> [EXERCISE BRIEF]: Show all lines holding the string "matplotlib".

#### INFORMATION SHOWN ####

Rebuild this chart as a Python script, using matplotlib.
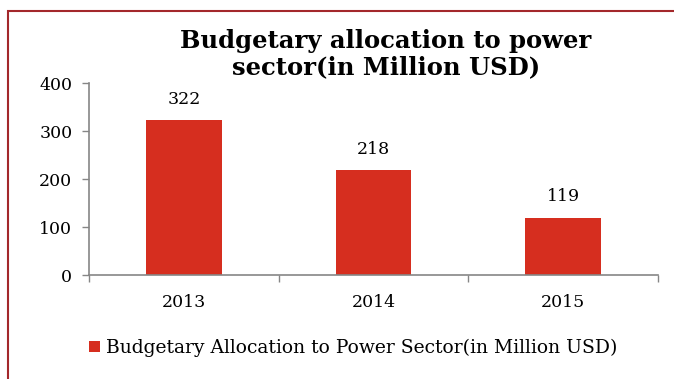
import matplotlib
matplotlib.use("Agg")
import matplotlib.pyplot as plt
from matplotlib.patches import Rectangle
import numpy as np

years = ["2013", "2014", "2015"]
allocation = [322, 218, 119]
series_name = "Budgetary Allocation to Power Sector(in Million USD)"
chart_title = "Budgetary allocation to power\nsector(in Million USD)"

bar_color = "#D62E1F"
axis_color = "#868686"
frame_color = "#A3282B"

plt.rcParams["font.family"] = ["DejaVu Serif"]

fig = plt.figure(figsize=(6.74, 3.79), dpi=100)
ax = fig.add_axes([89 / 674, 1 - 275 / 379, (658 - 89) / 674, (275 - 83) / 379])

x = np.arange(len(years))
bars = ax.bar(x, allocation, width=0.4, color=bar_color, label=series_name)
ax.set_xlim(-0.5, len(years) - 0.5)
ax.set_ylim(0, 400)
ax.set_yticks([0, 100, 200, 300, 400])

for rect, v in zip(bars, allocation):
    ax.annotate(str(v), (rect.get_x() + rect.get_width() / 2, v),
                xytext=(0, 9), textcoords="offset points",
                ha="center", va="bottom", fontsize=12.5)

# category labels centred, tick marks on the category boundaries
ax.set_xticks(x)
ax.set_xticklabels(years, fontsize=12.5)
ax.tick_params(axis="x", which="major", length=0, pad=14)
ax.set_xticks(np.arange(-0.5, len(years)), minor=True)
ax.tick_params(axis="x", which="minor", length=5, color=axis_color, width=1)
ax.tick_params(axis="y", length=5, color=axis_color, width=1, pad=7, labelsize=12.5)

for side in ["top", "right"]:
    ax.spines[side].set_visible(False)
for side in ["left", "bottom"]:
    ax.spines[side].set_color(axis_color)
    ax.spines[side].set_linewidth(1.2)

fig.text(386 / 674, 1 - 54 / 379, chart_title, ha="center", va="center",
         fontsize=17.5, fontweight="bold", linespacing=1.1)

fig.legend(handles=[bars], labels=[series_name], loc="center",
           bbox_to_anchor=(353 / 674, 1 - 348 / 379), frameon=False,
           fontsize=13.5, handlelength=0.6, handleheight=0.6, handletextpad=0.3)

# outer frame, running off the right and bottom edges
fig.add_artist(Rectangle((8 / 674, -0.1), 1.2, 1.1 - 11 / 379,
                         transform=fig.transFigure, fill=False,
                         edgecolor=frame_color, linewidth=1.5, clip_on=False))

fig.savefig("out.png", dpi=100)
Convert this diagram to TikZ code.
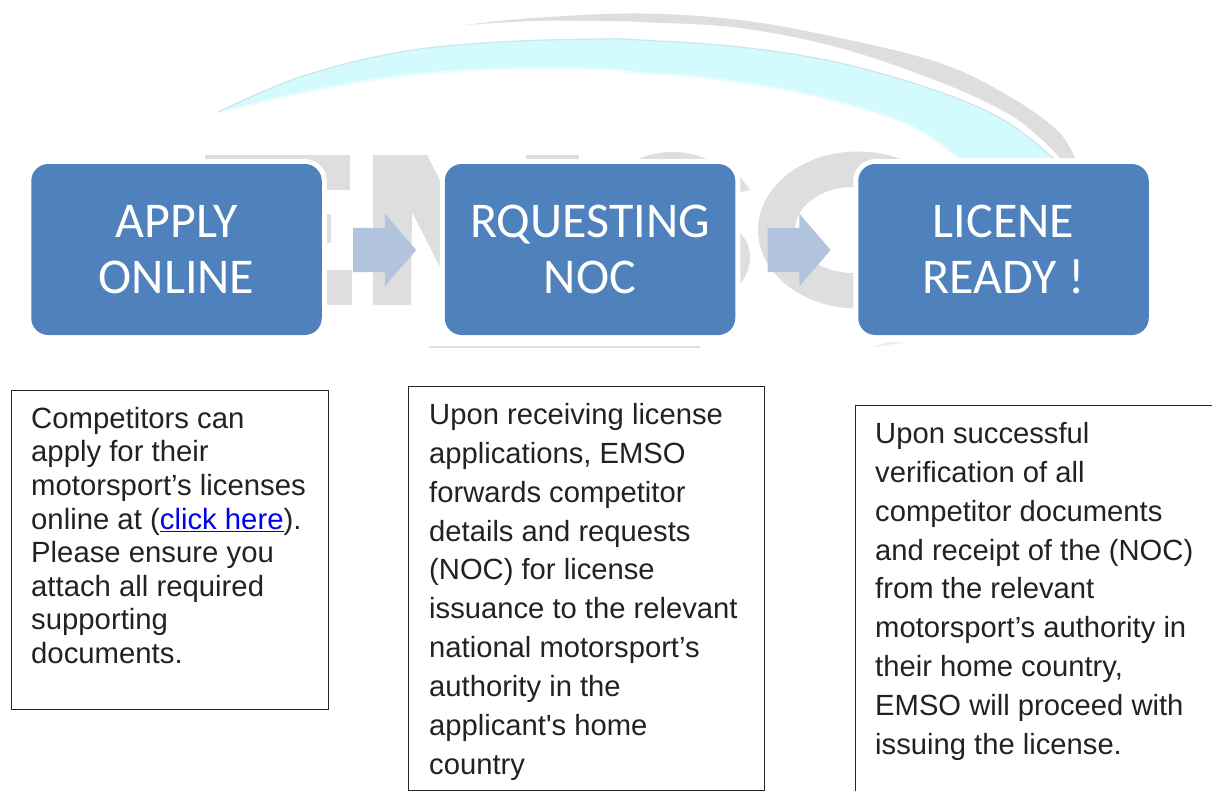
\documentclass[tikz,border=0pt]{standalone}
\usepackage{fontspec}
\newfontfamily\bodyfont{Liberation Sans}
\newfontfamily\boxfont{Carlito}
\usetikzlibrary{shapes.arrows,calc}
\definecolor{boxblue}{HTML}{4F81BD}
\definecolor{arrowblue}{HTML}{B2C3DE}
\definecolor{markgray}{HTML}{DFDEDE}
\definecolor{markcyan}{HTML}{D3FBFE}
\definecolor{markedge}{HTML}{CBE6EC}
\definecolor{linkblue}{HTML}{0000EE}
\definecolor{bodytext}{HTML}{222222}
\newcommand{\linktext}[1]{\textcolor{linkblue}{#1}}
\tikzset{
  x=1pt,y=-1pt,
  flowbox/.style={fill=boxblue,rounded corners=17pt,minimum width=290.5pt,minimum height=171pt,inner sep=0pt,
    text=white,align=center,font=\boxfont\fontsize{50}{56}\selectfont,
    execute at end node={\vspace{2pt}},
    preaction={draw=white,line width=10pt}},
  flowarrow/.style={single arrow,fill=arrowblue,minimum height=63pt,
    single arrow head extend=14pt,single arrow tip angle=98.5,inner sep=0pt,anchor=tail},
  panel/.style={draw=black!85,line width=1pt,inner sep=0pt,anchor=north west},
  panelone/.style={anchor=north west,inner sep=0pt,align=left,text=bodytext,font=\bodyfont\fontsize{29.3}{33.6}\selectfont},
  paneltwo/.style={anchor=north west,inner sep=0pt,align=left,text=bodytext,font=\bodyfont\fontsize{29.2}{38.9}\selectfont},
  lettermark/.style={fill=markgray,draw=none},
}
\begin{document}
\begin{tikzpicture}
\useasboundingbox (0,0) rectangle (1212,790);
% watermark: swoosh
\fill[markgray] plot[smooth,tension=0.6] coordinates {(465,25) (533,18) (640,13.5) (740,20) (840,38) (940,63) (1007,95) (1057,130) (1075,158)}
  -- plot[smooth,tension=0.6] coordinates {(1060,158) (1040,138) (1007,113) (940,82) (840,48) (740,28) (640,22) (600,21) (533,21) (465,25)} -- cycle;
\draw[markcyan!40,line width=3pt] plot[smooth,tension=0.6] coordinates {(960,159) (907,124) (807,94) (707,78) (640,73) (600,69) (500,69) (400,76) (300,93) (218,112)};
\fill[markcyan] plot[smooth,tension=0.6] coordinates {(218,112) (300,77) (400,52) (500,42) (600,39) (640,40) (740,47) (840,63) (940,92) (1007,122) (1053,158)}
  -- plot[smooth,tension=0.6] coordinates {(960,158) (907,123) (807,93) (707,77) (640,72) (600,68) (500,68) (400,75) (300,92) (218,112)} -- cycle;
\draw[markedge,line width=1.2pt] plot[smooth,tension=0.6] coordinates {(218,112) (300,77) (400,52) (500,42) (600,39) (640,40) (740,47) (840,63) (940,92) (1007,122) (1053,158)};
% watermark: letters
\fill[lettermark] (205,155) rectangle (350,190);
\fill[lettermark] (327,214) rectangle (331,243);
\fill[lettermark] (300,270) rectangle (352,305);
\fill[lettermark] (373,155) -- (427,155) -- (445,190) -- (445,277) -- (412,212) -- (411,305) -- (373,305) -- cycle;
\fill[lettermark] (526,155) rectangle (579,170);
\fill[lettermark] (620,170) .. controls (650,146) and (695,146) .. (725,170) -- cycle;
\fill[lettermark] (730,170) -- (740,177) -- (750,190) -- (730,194) -- cycle;
\fill[lettermark] (730,225) .. controls (745,235) and (750,245) .. (750,257) .. controls (750,270) and (745,280) .. (730,295) -- cycle;
\fill[lettermark,even odd rule] (858,230) ellipse[x radius=100pt,y radius=78.5pt] (853,230) ellipse[x radius=58pt,y radius=43pt];
\fill[markgray] (429,346.2) rectangle (700,348.4);
\fill[markgray!60] (873,347) .. controls (885,342) and (895,342) .. (907,342.5) .. controls (895,344) and (885,345) .. (873,347) -- cycle;
% flow
\node[flowbox] (apply) at (176.5,249.5) {APPLY\\ONLINE};
\node[flowbox] (noc) at (590,249.5) {RQUESTING\\NOC};
\node[flowbox] (ready) at (1003.5,249.5) {LICENE\\READY !};
\node[flowarrow] (arrowa) at ($(apply.east)+(31,0.5)$) {\rule{0pt}{44pt}};
\node[flowarrow] (arrowb) at ($(noc.east)+(32,0.5)$) {\rule{0pt}{44pt}};
% panels
\node[panel,minimum width=317.5pt,minimum height=319pt] (pone) at (10.8,389.8) {};
\node[panel,minimum width=355.5pt,minimum height=404pt] (ptwo) at (408,386) {};
\node[panel,minimum width=400pt,minimum height=420pt] (pthree) at (854.8,404.8) {};
\node[panelone] (tone) at (31,406.8) {Competitors can\\apply for their\\motorsport’s licenses\\online at (\linktext{\underline{click here}}).\\Please ensure you\\attach all required\\supporting\\documents.};
\node[paneltwo] (ttwo) at (429,403) {Upon receiving license\\applications, EMSO\\forwards competitor\\details and requests\\(NOC) for license\\issuance to the relevant\\national motorsport’s\\authority in the\\applicant's home\\country};
\node[paneltwo] (tthree) at (875,422) {Upon successful\\verification of all\\competitor documents\\and receipt of the (NOC)\\from the relevant\\motorsport’s authority in\\their home country,\\EMSO will proceed with\\issuing the license.};
\end{tikzpicture}
\end{document}
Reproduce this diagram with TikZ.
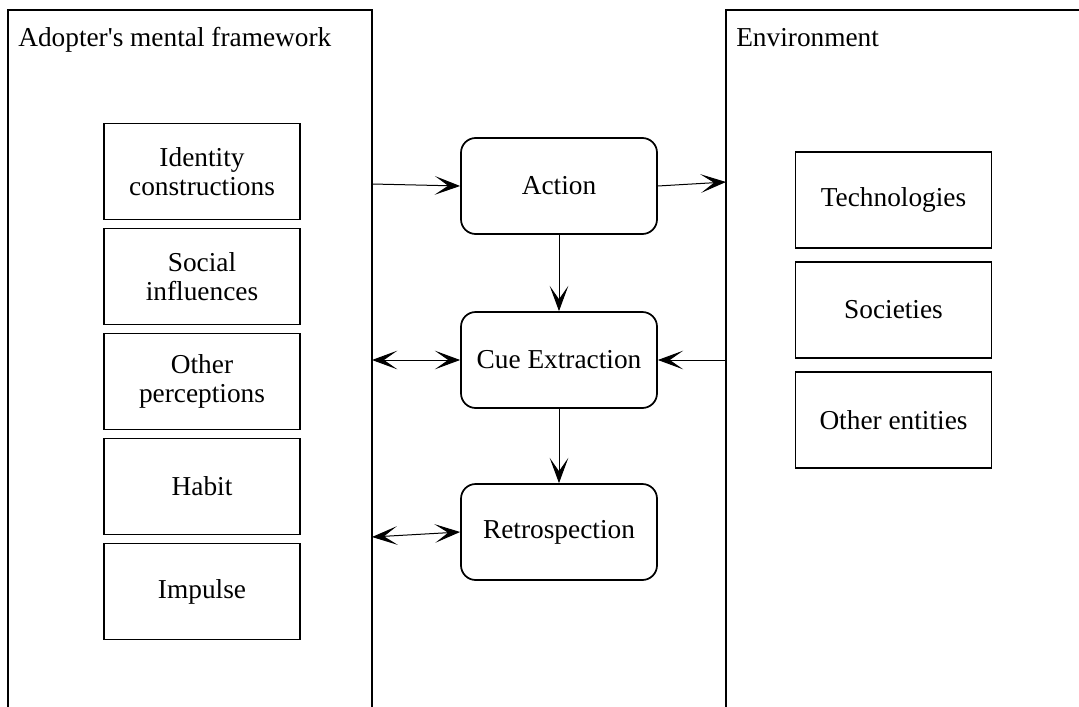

####

> [TASK ANSWER]:
Rebuild this chart as a Python script, using matplotlib.
import matplotlib
matplotlib.use("Agg")
import matplotlib.pyplot as plt
from matplotlib.patches import Rectangle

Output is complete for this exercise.